How volatile is Zcash compared to Bitcoin?
Zcash is significantly more volatile than Bitcoin due to its smaller market capitalization, lower liquidity, and niche positioning. While Bitcoin experiences price swings during market cycles, Zcash often sees larger percentage moves in both directions. Regulatory news, exchange listing changes, and shifts in privacy-focused narratives can drive sharp price movements that exceed Bitcoin’s volatility. Investors should expect 20-30% price swings in short periods and extended drawdowns during market downturns.
Can Zcash be mined profitably in 2024?
Zcash mining profitability depends on electricity costs, hardware efficiency, and ZEC price levels (as of 2026-06-04). The November 2024 halving reduced block rewards, increasing the price level required for profitable mining. Miners using older or less efficient hardware may find Zcash mining unprofitable unless electricity costs are very low. ASIC miners designed for Zcash’s Equihash algorithm offer better efficiency than GPUs, but profitability remains sensitive to price volatility and network difficulty adjustments. Prospective miners should calculate break-even prices based on their specific cost structure before committing capital to mining equipment.
Cryptocurrency prices are highly volatile.
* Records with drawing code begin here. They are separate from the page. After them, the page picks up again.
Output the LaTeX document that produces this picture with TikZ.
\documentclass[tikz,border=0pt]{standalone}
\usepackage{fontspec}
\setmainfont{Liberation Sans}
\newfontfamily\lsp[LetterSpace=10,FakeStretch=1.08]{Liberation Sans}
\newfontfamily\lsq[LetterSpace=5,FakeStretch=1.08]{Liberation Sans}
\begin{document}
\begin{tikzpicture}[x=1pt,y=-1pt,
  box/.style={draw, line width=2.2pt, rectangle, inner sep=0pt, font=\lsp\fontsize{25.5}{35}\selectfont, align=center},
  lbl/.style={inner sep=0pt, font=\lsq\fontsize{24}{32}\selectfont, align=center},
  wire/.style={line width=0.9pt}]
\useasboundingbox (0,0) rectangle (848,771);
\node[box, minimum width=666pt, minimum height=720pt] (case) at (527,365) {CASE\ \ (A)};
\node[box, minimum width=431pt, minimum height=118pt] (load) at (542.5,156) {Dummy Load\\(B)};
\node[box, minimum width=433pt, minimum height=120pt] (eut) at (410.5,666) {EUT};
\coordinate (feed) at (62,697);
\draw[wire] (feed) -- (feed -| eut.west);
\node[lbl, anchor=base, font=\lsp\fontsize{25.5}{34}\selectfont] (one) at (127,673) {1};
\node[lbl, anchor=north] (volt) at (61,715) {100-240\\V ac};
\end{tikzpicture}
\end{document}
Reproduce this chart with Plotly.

This article is for educational purposes only and does not constitute financial, investment, legal, or tax advice. Always do your own research and consider your financial situation and risk tolerance before making any decision. Price, market cap, and adoption data reflect sources available at the time of writing (as of 2026-06-04) and may change rapidly. Privacy coins like Zcash face significant regulatory uncertainty, and exchange access may be restricted in certain jurisdictions. Investors should monitor regulatory developments and assess whether privacy coin exposure aligns with their risk tolerance and compliance obligations.